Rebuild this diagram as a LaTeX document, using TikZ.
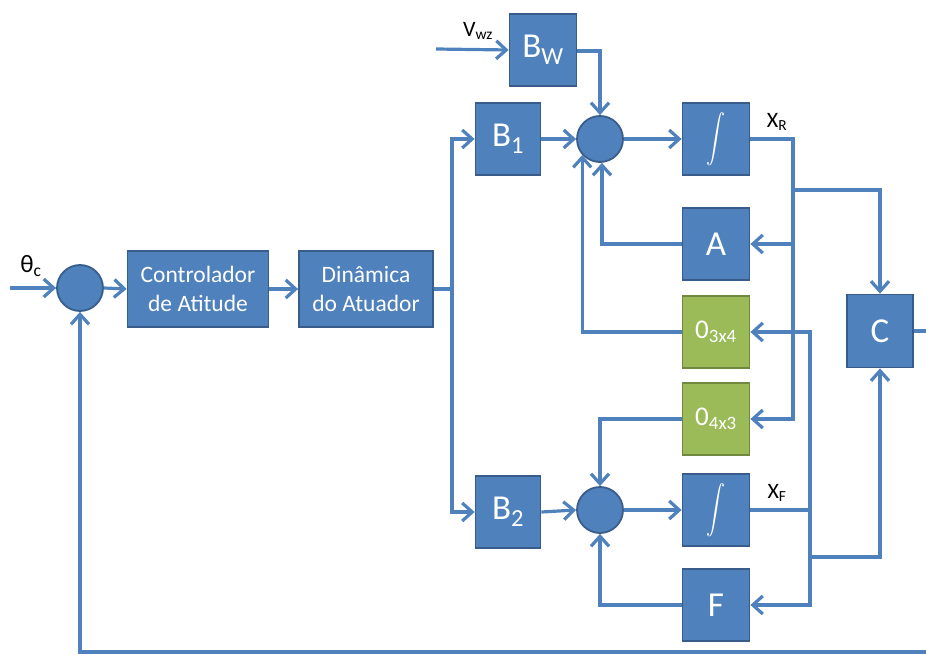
\documentclass[tikz,border=0pt]{standalone}
\usepackage{fontspec}
\usepackage{graphicx}
\setmainfont{Carlito}
\usetikzlibrary{arrows.meta}
\definecolor{boxfill}{HTML}{4F81BD}
\definecolor{boxline}{HTML}{385D8A}
\definecolor{grnfill}{HTML}{9BBB59}
\definecolor{grnline}{HTML}{71893F}
\definecolor{linec}{HTML}{4F81BD}
\newcommand{\bigint}{\scalebox{1.9}[2.4]{$\displaystyle\int$}}
\begin{document}
\begin{tikzpicture}[x=1pt,y=-1pt,
 blk/.style={draw=boxline, fill=boxfill, line width=1.8pt, text=white, inner sep=0pt, minimum width=67pt, minimum height=72pt},
 grn/.style={blk, draw=grnline, fill=grnfill},
 sumc/.style={circle, draw=boxline, fill=boxfill, line width=1.8pt, minimum size=46pt, inner sep=0pt},
 wire/.style={draw=linec, line width=3.2pt},
 arr/.style={wire, -{Straight Barb[length=10pt,width=18pt]}},
 lab/.style={text=black, inner sep=0pt, font=\fontsize{22}{24}\selectfont},
 big/.style={font=\fontsize{35}{36}\selectfont},
 mid/.style={font=\fontsize{23.5}{29}\selectfont, align=center},
 zer/.style={font=\fontsize{27}{28}\selectfont},
]
\useasboundingbox (0,0) rectangle (926,655);

% nodes
\node[sumc] (s1) at (80,288) {};
\node[blk, mid, minimum width=141pt, minimum height=76pt] (ctrl) at (198,289) {Controlador\\de Atitude};
\node[blk, mid, minimum width=134pt, minimum height=76pt] (din) at (366,289) {Dinâmica\\do Atuador};
\node[blk, big, minimum width=65pt] (b1) at (508,139) {B\textsubscript{1}};
\node[blk, big] (bw) at (543,50) {B\textsubscript{W}};
\node[sumc] (s2) at (600,139) {};
\node[blk] (i1) at (716,139) {\bigint};
\node[blk, big] (a) at (716,244) {A};
\node[grn, zer] (o34) at (716,332) {0\textsubscript{3x4}};
\node[grn, zer] (o43) at (716,419) {0\textsubscript{4x3}};
\node[blk, big, minimum width=65pt] (b2) at (508,512) {B\textsubscript{2}};
\node[sumc] (s3) at (600,510) {};
\node[blk] (i2) at (716,510) {\bigint};
\node[blk, big] (f) at (716,605) {F};
\node[blk, big, minimum width=66pt, minimum height=73pt] (c) at (880,331) {C};

% labels
\node[lab] (th) at (31,266) {\fontsize{25}{26}\selectfont θ\textsubscript{c}};
\node[lab] (vw) at (478,31) {V\textsubscript{wz}};
\node[lab] (xr) at (777,122) {X\textsubscript{R}};
\node[lab] (xf) at (777,493) {X\textsubscript{F}};

% coordinates
\coordinate (in1) at (10,288);
\coordinate (vin) at (436,49);
\coordinate (j1) at (452,289);
\coordinate (xrv) at (793,190);
\coordinate (xfv) at (810,510);
\coordinate (xfc) at (810,557);
\coordinate (fbr) at (960,652);

% connectors
\draw[arr] (in1) -- (s1.west);
\draw[arr] (s1.east) -- (ctrl.west);
\draw[arr] (ctrl.east) -- (din.west);
\draw[wire] (din.east) -- (j1);
\draw[arr] (j1) |- (b1.west);
\draw[arr] (j1) |- (b2.west);
\draw[arr] (vin) -- (bw.west);
\draw[arr] ([yshift=-1pt]bw.east) -| (s2.north);
\draw[arr] (b1.east) -- (s2.west);
\draw[arr] (s2.east) -- (i1.west);
\draw[arr] (i1.east) -| (xrv) |- (o43.east);
\draw[arr] (a.east -| xrv) -- (a.east);
\draw[arr] (xrv) -| (c.north);
\draw[arr] (a.west) -| ([xshift=2pt]s2.south);
\draw[arr] (o34.west) -| (s2.222);
\draw[arr] (b2.east) -- (s3.west);
\draw[arr] (s3.east) -- (i2.west);
\draw[wire] (i2.east) -- (xfv);
\draw[arr] (xfv) |- (o34.east);
\draw[arr] (xfv) |- (f.east);
\draw[arr] (xfc) -| (c.south);
\draw[arr] (o43.west) -| (s3.north);
\draw[arr] (f.west) -| (s3.south);
\draw[arr] (c.east) -| (fbr) -| (s1.south);
\end{tikzpicture}
\end{document}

◆ TASK PROMPT
Write out nothing but the lines from the start of the data through the line with "(0,0) rectangle (926,655);". Leave out the pictures.

◆ SOLUTION
Rebuild this diagram as a LaTeX document, using TikZ.
\documentclass[tikz,border=0pt]{standalone}
\usepackage{fontspec}
\usepackage{graphicx}
\setmainfont{Carlito}
\usetikzlibrary{arrows.meta}
\definecolor{boxfill}{HTML}{4F81BD}
\definecolor{boxline}{HTML}{385D8A}
\definecolor{grnfill}{HTML}{9BBB59}
\definecolor{grnline}{HTML}{71893F}
\definecolor{linec}{HTML}{4F81BD}
\newcommand{\bigint}{\scalebox{1.9}[2.4]{$\displaystyle\int$}}
\begin{document}
\begin{tikzpicture}[x=1pt,y=-1pt,
 blk/.style={draw=boxline, fill=boxfill, line width=1.8pt, text=white, inner sep=0pt, minimum width=67pt, minimum height=72pt},
 grn/.style={blk, draw=grnline, fill=grnfill},
 sumc/.style={circle, draw=boxline, fill=boxfill, line width=1.8pt, minimum size=46pt, inner sep=0pt},
 wire/.style={draw=linec, line width=3.2pt},
 arr/.style={wire, -{Straight Barb[length=10pt,width=18pt]}},
 lab/.style={text=black, inner sep=0pt, font=\fontsize{22}{24}\selectfont},
 big/.style={font=\fontsize{35}{36}\selectfont},
 mid/.style={font=\fontsize{23.5}{29}\selectfont, align=center},
 zer/.style={font=\fontsize{27}{28}\selectfont},
]
\useasboundingbox (0,0) rectangle (926,655);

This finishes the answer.